Willisauer in der Überzahl

«Die grosse Mehrheit der Besucher stammt aus Willisau und einem Umkreis von gut 20 Kilometern», sagt Kathol. Die Stadt sei halt ziemlich weit entfernt und das kulturelle Angebot inzwischen auch auf dem Land relativ gross, erläutert Bättig. Leute die von weiter weg kommen, seien meist Angehörige der Künstler.

«Was in Willisau aber immer gut ankommt, ist Jazz.»Das zeige sich auch bei entsprechenden Konzerten auf der Rathausbühne, sagt Schmid. Dass die Willisauer den Jazz mögen, ist woh kein Zufall, hat das jährliche Jazz-Festival doch eine internationale Ausstrahlung.

Durchschnittlich würden die rund zehn Veranstaltungen pro Jahr von 50 bis 60 Leuten besucht. «Es kommt aber regelmässig vor, dass wir ausverkauft sind», freut sich Kathol.

Einzigartig aber nicht einmalig

Willisau bietet neben der Rathausbühne zahlreiche andere kulturelle Angebote. So gibt es mehrere Theaterensembles oder Blasmusikvereine. «Dies ist super für die Bevölkerung, stellt aber für uns aber eine gewisse Konkurrenz dar», sagt Sandra Bättig. Einige andere Kulturlokale wie der «Mohrensaal» seien in den letzten Jahren jedoch verschwunden.

Einen grossen Unterschied zur Kultur in der Stadt wollen die drei Frauen nicht festgestellt haben. «Das was den Leuten gefällt ist auf dem Land und in der Stadt genau das Gleiche», meint Kathol zu erkennen. «Ich glaube nicht, dass die Städer hinsichtlich der Kultur anders ticken als wir.»

Das ehemalige Rathaus im Städtli Willisau.

Das ehemalige Rathaus im Städtli Willisau.

(Bild: bic)

Dringend gesucht: Eine neue Website

Die drei Co-Präsidentinnen machen einen sehr zufriedenen Eindruck. Seit einem Jahr teilen sie sich das Ehrenamt. Doch einen Wunsch haben sie. «Wir brauchen dringend eine neue Homepage», sagt Franziska Schmid. Hier sei man im Vergleich zu anderen Kulturangeboten ziemlich im Hintertreffen. Insbesondere die Online-Reservation sei momentan sehr dürftig. 

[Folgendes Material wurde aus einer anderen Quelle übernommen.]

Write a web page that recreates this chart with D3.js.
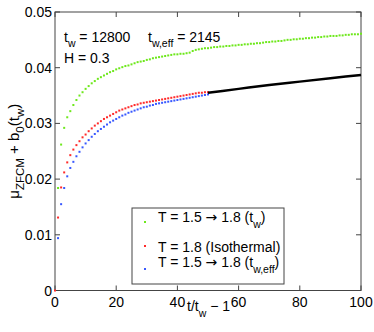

«Im Grossen und Ganzen ist es aber unser Traum, genauso weiter machen zu können wie bisher», so Schmid. Das durchaus positive Feedback aus der Bevölkerung und die Freude, welche man den Besuchern und auch sich selber machen könne, motiviere das ganze Team jeden Tag aufs Neue.